- _DIRECTIVE_:
Gather every line below where "that" appears.

- _EXERCISE MATERIALS_:
· · ·
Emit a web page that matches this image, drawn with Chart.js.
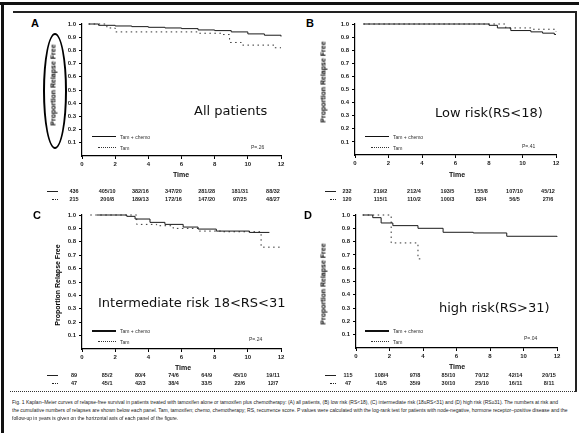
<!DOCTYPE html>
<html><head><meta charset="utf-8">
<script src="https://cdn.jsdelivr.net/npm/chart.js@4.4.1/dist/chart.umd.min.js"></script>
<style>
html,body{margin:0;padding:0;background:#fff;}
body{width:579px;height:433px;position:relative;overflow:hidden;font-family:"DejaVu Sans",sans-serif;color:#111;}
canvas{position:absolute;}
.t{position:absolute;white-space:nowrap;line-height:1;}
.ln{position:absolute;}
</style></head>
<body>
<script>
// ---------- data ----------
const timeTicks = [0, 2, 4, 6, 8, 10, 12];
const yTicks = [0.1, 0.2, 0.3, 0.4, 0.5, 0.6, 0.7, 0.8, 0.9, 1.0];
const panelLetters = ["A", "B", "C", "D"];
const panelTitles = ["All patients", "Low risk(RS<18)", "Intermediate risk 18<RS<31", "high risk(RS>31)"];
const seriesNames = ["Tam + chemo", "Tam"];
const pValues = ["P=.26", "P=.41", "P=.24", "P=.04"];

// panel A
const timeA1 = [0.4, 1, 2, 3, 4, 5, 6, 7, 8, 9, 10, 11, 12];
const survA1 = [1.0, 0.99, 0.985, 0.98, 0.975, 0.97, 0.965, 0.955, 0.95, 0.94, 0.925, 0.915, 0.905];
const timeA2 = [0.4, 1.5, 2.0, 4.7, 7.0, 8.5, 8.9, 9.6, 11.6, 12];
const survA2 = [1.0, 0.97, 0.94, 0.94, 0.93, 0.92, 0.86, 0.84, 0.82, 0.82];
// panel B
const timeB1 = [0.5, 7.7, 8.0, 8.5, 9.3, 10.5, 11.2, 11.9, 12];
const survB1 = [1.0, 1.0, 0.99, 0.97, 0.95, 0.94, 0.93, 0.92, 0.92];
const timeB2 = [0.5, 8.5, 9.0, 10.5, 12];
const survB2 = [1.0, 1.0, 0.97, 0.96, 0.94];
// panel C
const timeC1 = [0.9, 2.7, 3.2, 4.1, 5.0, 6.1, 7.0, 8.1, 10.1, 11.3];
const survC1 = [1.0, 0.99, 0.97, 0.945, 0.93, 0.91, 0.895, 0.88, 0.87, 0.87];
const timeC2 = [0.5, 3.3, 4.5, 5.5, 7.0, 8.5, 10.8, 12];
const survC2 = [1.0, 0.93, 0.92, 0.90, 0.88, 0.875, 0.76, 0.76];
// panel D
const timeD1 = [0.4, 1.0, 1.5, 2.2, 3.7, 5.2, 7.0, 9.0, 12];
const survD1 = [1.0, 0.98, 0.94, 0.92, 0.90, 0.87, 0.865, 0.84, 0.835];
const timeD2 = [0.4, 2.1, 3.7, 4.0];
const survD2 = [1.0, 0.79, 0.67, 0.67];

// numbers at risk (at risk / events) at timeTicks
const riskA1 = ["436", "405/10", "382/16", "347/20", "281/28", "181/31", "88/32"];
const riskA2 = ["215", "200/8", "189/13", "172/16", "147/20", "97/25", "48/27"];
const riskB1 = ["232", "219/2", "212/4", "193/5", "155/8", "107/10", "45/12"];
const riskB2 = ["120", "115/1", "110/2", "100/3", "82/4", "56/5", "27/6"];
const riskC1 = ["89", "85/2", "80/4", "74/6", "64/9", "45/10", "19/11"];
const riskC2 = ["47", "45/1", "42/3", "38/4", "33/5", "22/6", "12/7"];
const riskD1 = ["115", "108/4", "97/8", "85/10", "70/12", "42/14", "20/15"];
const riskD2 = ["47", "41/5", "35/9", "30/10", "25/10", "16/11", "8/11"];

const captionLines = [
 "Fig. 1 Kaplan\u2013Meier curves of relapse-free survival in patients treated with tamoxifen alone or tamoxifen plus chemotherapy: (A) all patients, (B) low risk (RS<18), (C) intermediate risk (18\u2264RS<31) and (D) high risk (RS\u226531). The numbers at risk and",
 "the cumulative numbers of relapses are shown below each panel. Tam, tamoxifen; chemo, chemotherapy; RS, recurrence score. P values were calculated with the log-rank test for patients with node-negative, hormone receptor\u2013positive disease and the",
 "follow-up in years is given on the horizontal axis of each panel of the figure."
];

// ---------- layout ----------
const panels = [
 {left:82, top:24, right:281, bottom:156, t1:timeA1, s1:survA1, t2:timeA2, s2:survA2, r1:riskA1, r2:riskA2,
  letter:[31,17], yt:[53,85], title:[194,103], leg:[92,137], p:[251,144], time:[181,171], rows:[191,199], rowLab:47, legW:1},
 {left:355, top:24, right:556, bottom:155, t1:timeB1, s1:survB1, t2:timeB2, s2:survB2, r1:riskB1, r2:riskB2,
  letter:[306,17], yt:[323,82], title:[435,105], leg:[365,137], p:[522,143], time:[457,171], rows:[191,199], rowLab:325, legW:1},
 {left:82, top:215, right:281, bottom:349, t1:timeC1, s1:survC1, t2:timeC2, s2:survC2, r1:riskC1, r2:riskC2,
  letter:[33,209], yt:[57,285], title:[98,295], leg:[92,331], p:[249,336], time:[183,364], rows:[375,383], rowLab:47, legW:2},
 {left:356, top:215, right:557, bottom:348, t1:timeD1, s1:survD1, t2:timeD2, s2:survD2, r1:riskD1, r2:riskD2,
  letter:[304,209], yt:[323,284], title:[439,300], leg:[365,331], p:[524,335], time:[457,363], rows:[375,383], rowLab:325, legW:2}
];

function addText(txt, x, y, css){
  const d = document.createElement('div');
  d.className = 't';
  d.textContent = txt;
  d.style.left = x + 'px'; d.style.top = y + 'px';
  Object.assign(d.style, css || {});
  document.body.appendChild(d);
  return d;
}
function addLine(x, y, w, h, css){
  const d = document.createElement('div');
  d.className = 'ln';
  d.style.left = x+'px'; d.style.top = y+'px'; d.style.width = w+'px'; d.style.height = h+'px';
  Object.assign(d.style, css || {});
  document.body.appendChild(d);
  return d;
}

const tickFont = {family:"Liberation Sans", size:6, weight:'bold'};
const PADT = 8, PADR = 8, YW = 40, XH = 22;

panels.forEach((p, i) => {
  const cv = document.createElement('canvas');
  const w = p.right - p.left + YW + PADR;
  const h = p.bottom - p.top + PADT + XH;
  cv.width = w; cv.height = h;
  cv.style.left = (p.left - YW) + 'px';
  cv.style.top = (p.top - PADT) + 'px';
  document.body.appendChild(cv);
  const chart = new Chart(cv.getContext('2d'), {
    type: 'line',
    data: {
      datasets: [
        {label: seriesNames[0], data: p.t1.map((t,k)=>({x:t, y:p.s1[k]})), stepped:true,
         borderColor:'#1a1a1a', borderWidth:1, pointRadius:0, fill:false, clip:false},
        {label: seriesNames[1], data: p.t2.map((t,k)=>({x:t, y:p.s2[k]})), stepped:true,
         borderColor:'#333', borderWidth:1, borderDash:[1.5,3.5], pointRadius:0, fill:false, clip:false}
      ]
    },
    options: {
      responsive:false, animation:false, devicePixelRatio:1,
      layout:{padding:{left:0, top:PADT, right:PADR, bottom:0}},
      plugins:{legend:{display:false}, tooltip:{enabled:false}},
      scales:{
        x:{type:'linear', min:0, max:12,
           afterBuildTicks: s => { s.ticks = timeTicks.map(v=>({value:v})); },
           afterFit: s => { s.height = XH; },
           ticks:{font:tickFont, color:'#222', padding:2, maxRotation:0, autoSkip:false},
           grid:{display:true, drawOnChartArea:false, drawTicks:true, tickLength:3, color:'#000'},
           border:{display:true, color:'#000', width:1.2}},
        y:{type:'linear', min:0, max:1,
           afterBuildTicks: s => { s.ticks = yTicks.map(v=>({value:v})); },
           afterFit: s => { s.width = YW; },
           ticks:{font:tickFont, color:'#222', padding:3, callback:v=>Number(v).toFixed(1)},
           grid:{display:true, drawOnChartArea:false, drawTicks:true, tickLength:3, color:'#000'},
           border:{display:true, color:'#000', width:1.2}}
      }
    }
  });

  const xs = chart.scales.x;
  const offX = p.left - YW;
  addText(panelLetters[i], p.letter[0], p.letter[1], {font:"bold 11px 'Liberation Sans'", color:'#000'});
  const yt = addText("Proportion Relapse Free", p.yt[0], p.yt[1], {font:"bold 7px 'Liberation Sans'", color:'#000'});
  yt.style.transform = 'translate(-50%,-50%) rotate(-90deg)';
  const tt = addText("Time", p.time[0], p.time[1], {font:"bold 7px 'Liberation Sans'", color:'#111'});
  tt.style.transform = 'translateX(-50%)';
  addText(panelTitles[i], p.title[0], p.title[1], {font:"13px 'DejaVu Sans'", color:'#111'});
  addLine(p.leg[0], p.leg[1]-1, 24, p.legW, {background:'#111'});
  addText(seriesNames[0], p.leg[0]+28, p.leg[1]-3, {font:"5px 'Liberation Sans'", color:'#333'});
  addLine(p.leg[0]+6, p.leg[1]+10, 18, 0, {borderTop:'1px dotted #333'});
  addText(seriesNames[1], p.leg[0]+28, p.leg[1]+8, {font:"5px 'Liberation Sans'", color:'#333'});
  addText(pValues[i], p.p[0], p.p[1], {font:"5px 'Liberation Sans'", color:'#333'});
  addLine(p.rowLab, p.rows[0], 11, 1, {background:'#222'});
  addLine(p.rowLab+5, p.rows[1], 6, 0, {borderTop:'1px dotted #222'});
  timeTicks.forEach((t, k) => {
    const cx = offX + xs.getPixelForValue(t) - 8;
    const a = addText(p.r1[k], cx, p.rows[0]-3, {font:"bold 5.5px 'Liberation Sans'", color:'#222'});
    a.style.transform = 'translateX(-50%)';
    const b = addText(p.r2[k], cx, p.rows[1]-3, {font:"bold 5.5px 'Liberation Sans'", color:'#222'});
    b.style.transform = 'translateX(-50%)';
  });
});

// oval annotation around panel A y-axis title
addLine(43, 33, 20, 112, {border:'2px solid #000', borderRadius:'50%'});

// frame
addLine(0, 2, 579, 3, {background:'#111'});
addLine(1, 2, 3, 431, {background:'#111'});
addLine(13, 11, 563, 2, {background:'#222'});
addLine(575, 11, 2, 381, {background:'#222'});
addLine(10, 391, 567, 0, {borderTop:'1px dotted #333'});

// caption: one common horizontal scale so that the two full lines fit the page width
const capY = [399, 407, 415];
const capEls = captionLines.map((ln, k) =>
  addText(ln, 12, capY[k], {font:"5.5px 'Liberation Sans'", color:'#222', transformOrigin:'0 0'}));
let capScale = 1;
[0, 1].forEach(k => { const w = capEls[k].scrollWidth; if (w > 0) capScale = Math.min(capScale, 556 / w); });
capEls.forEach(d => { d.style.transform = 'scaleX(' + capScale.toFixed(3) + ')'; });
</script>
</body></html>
· · ·
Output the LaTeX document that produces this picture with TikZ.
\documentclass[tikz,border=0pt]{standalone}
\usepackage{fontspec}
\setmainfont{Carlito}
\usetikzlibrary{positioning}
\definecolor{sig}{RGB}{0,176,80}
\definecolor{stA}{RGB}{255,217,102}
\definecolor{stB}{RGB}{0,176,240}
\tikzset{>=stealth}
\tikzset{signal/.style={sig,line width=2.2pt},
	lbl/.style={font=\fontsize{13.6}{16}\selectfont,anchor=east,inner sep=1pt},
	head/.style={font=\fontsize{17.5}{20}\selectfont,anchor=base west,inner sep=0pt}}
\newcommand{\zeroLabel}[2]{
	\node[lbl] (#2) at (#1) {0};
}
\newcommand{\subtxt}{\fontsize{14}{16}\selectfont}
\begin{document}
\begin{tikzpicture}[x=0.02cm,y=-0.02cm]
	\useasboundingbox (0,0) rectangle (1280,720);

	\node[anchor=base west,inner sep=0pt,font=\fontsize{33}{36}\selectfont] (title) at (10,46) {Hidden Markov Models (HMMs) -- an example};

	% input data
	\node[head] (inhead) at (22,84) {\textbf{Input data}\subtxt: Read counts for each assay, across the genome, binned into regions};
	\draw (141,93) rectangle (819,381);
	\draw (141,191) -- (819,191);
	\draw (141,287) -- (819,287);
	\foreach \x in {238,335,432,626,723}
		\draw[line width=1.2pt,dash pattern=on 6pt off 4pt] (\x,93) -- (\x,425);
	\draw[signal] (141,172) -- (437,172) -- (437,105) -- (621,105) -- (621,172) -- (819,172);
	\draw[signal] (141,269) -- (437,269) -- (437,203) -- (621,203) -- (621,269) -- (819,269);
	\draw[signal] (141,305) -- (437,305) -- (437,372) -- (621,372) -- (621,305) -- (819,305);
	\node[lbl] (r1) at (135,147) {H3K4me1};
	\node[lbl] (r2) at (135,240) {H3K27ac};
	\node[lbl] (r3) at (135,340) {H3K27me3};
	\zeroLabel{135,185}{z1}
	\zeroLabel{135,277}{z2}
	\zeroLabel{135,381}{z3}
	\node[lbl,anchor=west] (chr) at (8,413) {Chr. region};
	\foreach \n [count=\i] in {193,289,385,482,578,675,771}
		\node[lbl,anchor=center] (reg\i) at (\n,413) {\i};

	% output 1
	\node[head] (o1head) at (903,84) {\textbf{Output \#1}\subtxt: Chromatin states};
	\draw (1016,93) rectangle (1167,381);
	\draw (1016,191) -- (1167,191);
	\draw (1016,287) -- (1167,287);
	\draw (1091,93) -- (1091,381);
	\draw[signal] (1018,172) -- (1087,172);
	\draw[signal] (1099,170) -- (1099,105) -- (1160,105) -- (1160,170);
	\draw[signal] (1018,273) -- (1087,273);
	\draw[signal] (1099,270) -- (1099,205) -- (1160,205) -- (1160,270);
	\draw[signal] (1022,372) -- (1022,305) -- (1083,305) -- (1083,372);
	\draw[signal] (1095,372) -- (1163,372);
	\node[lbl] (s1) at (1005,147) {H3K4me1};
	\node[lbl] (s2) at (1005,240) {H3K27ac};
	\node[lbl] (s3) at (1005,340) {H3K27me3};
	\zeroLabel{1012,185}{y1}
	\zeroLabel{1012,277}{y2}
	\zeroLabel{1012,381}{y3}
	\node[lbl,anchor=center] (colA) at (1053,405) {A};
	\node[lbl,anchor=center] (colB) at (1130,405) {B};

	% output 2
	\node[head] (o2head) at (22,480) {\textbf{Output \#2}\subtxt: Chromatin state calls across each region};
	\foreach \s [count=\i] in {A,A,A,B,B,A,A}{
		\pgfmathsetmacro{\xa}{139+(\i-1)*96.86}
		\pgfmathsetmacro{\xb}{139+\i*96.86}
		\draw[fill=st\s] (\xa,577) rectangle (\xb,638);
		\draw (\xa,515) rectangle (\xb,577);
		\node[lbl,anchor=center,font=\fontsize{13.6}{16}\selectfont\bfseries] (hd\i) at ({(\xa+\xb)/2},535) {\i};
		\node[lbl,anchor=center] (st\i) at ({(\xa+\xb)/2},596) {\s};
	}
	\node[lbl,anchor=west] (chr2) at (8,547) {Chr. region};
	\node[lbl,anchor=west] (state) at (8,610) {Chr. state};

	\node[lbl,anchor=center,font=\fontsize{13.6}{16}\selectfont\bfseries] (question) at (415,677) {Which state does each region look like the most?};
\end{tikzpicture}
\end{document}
· · ·
- _FINISHED ANSWER_:
Emit a web page that matches this image, drawn with Chart.js.
// caption: one common horizontal scale so that the two full lines fit the page width
Output the LaTeX document that produces this picture with TikZ.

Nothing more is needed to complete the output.